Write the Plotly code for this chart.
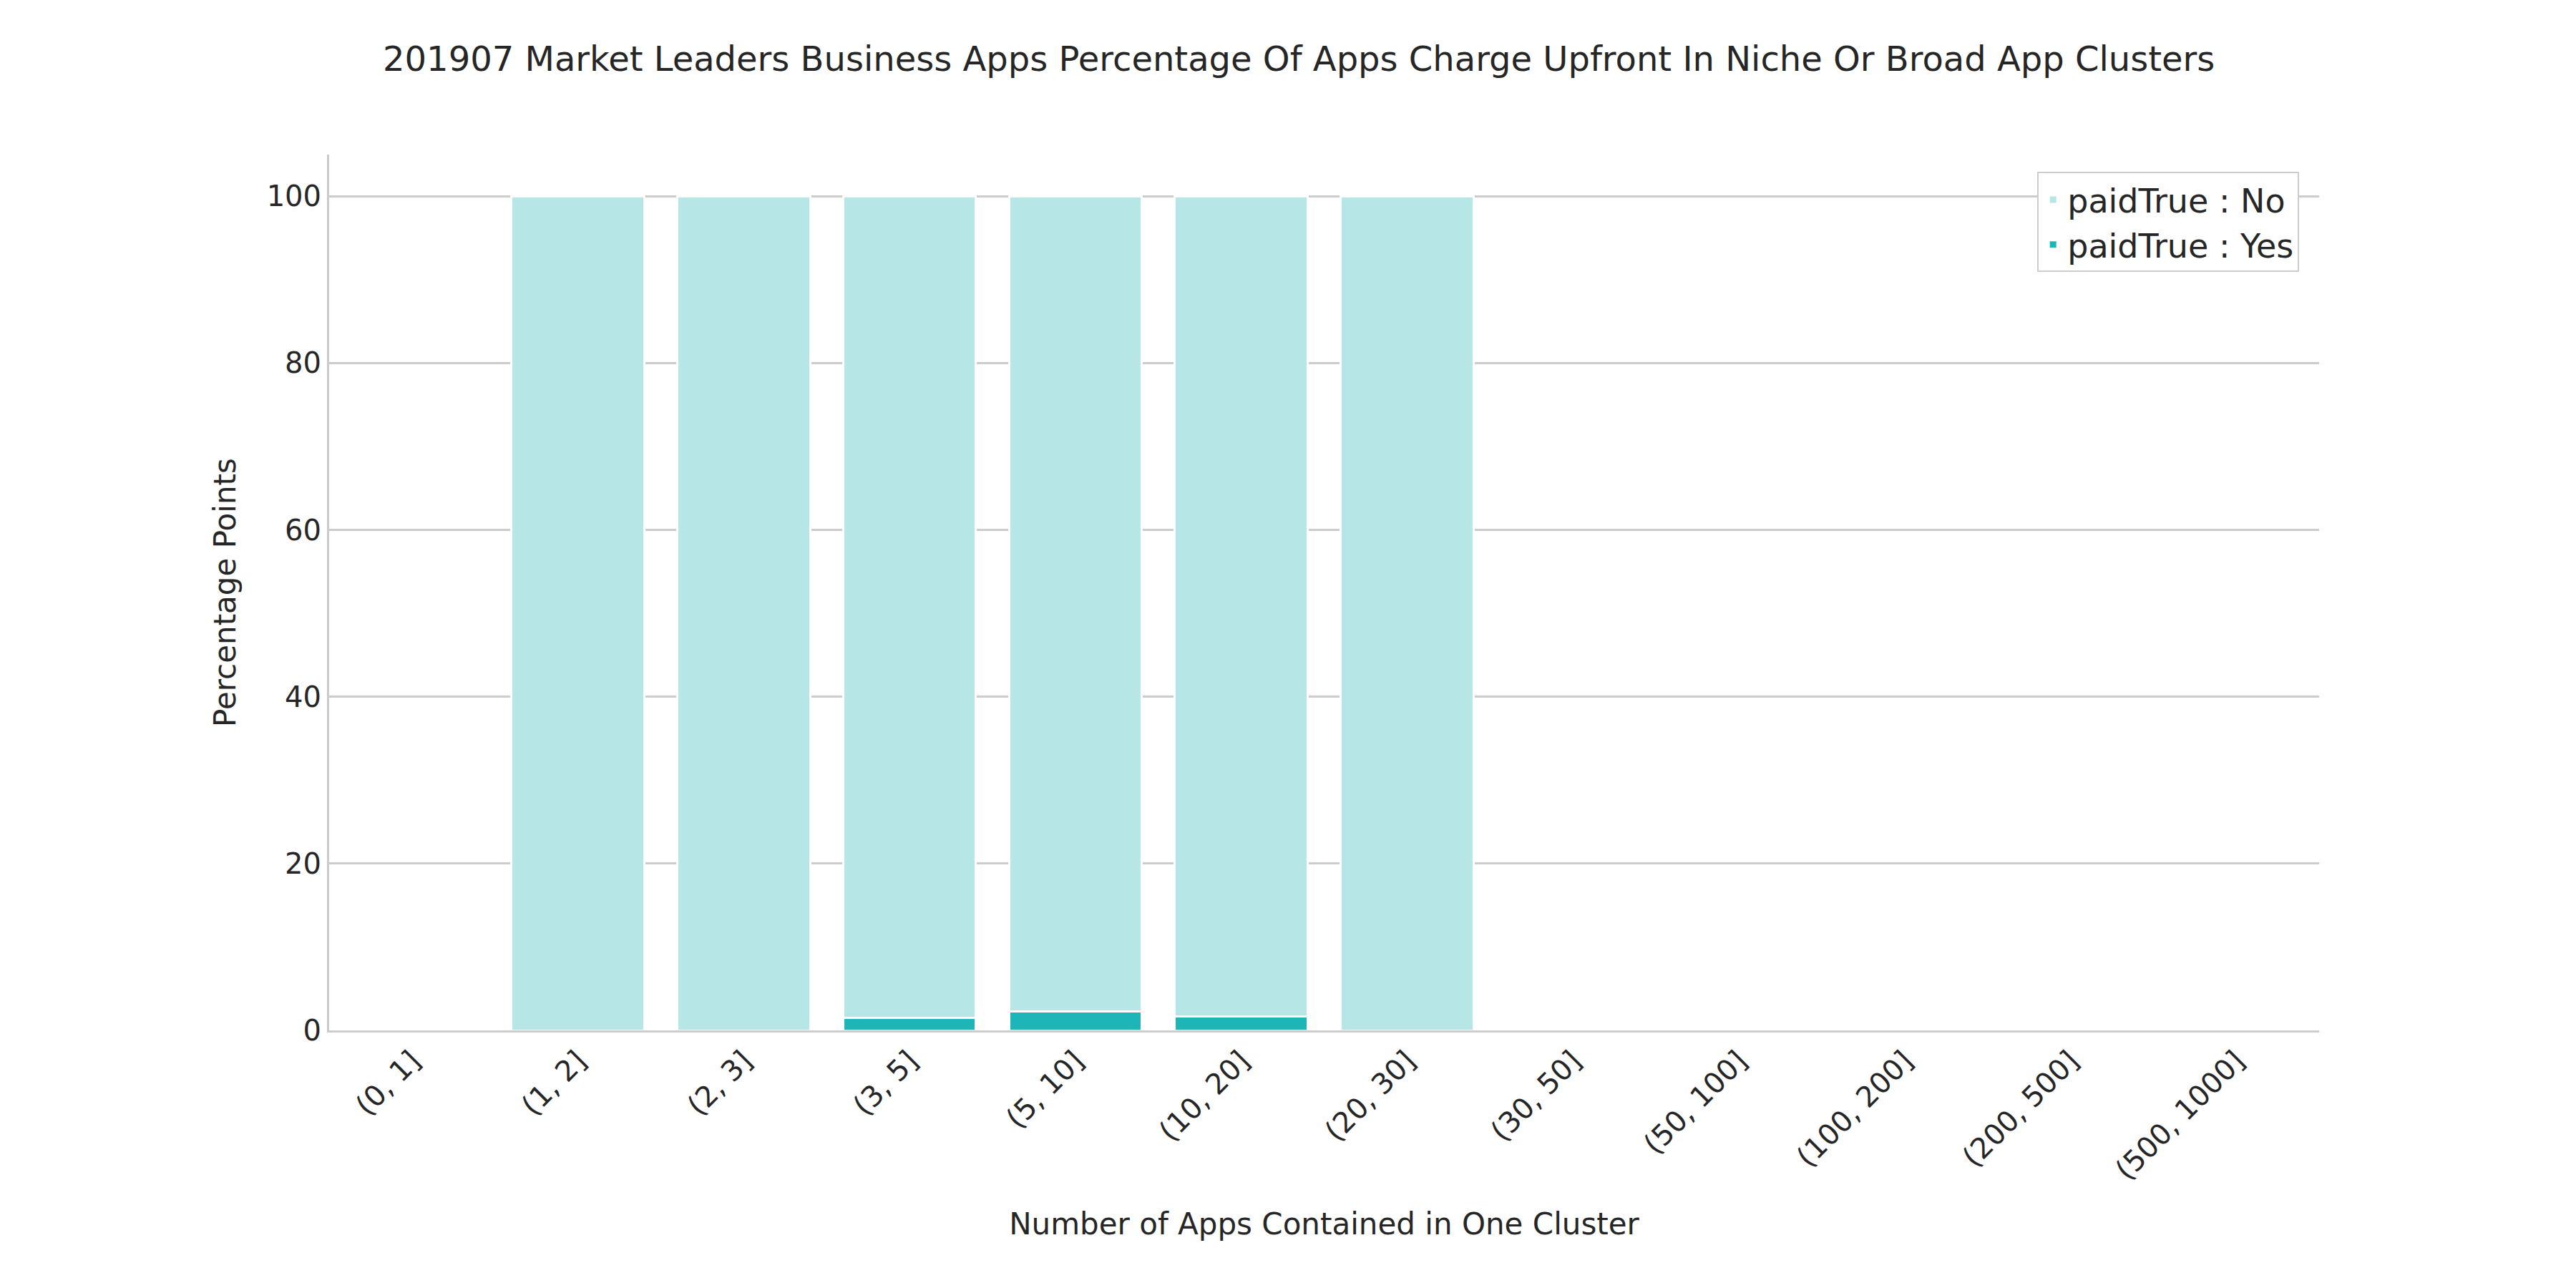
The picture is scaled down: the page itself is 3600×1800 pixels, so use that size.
import plotly.graph_objects as go

categories = ["(0, 1]", "(1, 2]", "(2, 3]", "(3, 5]", "(5, 10]", "(10, 20]", "(20, 30]",
              "(30, 50]", "(50, 100]", "(100, 200]", "(200, 500]", "(500, 1000]"]
paid_yes = [0, 0, 0, 1.5, 2.3, 1.7, 0, 0, 0, 0, 0, 0]
paid_no = [0, 100, 100, 98.5, 97.7, 98.3, 100, 0, 0, 0, 0, 0]

font = dict(family="DejaVu Sans", size=40, color="#262626")
fig = go.Figure()
fig.add_bar(x=categories, y=paid_yes, name="paidTrue : Yes", marker_color="#1cb5b8",
            marker_line=dict(color="white", width=3), width=0.8)
fig.add_bar(x=categories, y=paid_no, name="paidTrue : No", marker_color="#b7e6e6",
            marker_line=dict(color="white", width=3), width=0.8)
fig.update_layout(
    barmode="stack", width=3600, height=1800, plot_bgcolor="white", paper_bgcolor="white",
    font=font,
    title=dict(text="201907 Market Leaders Business Apps Percentage Of Apps Charge Upfront In Niche Or Broad App Clusters",
               x=0.502, xanchor="center", y=0.968, font=dict(size=48)),
    margin=dict(l=452, r=367, t=208, b=368),
    legend=dict(x=0.99, y=0.98, xanchor="right", yanchor="top", traceorder="reversed",
                bordercolor="#cccccc", borderwidth=2, bgcolor="white", font=dict(size=46)),
    bargap=0.2,
)
fig.update_xaxes(title=dict(text="Number of Apps Contained in One Cluster", standoff=40, font=dict(size=42)),
                 tickangle=-45, showline=True, linecolor="#cccccc", linewidth=3,
                 ticks="", showgrid=False, range=[-0.5, 11.5])
fig.update_yaxes(title=dict(text="Percentage Points", standoff=30, font=dict(size=42)), range=[0, 105],
                 tickvals=[0, 20, 40, 60, 80, 100], showline=True, linecolor="#cccccc",
                 linewidth=3, gridcolor="#cccccc", gridwidth=3, zeroline=False, ticks="")
fig.write_html("out.html")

================================

Extract exactly and only the lines above from the line containing "The picture is" through the line containing "100, 0, 0, 0, 0, 0]", both end lines included.

The picture is scaled down: the page itself is 3600×1800 pixels, so use that size.
import plotly.graph_objects as go

categories = ["(0, 1]", "(1, 2]", "(2, 3]", "(3, 5]", "(5, 10]", "(10, 20]", "(20, 30]",
              "(30, 50]", "(50, 100]", "(100, 200]", "(200, 500]", "(500, 1000]"]
paid_yes = [0, 0, 0, 1.5, 2.3, 1.7, 0, 0, 0, 0, 0, 0]
paid_no = [0, 100, 100, 98.5, 97.7, 98.3, 100, 0, 0, 0, 0, 0]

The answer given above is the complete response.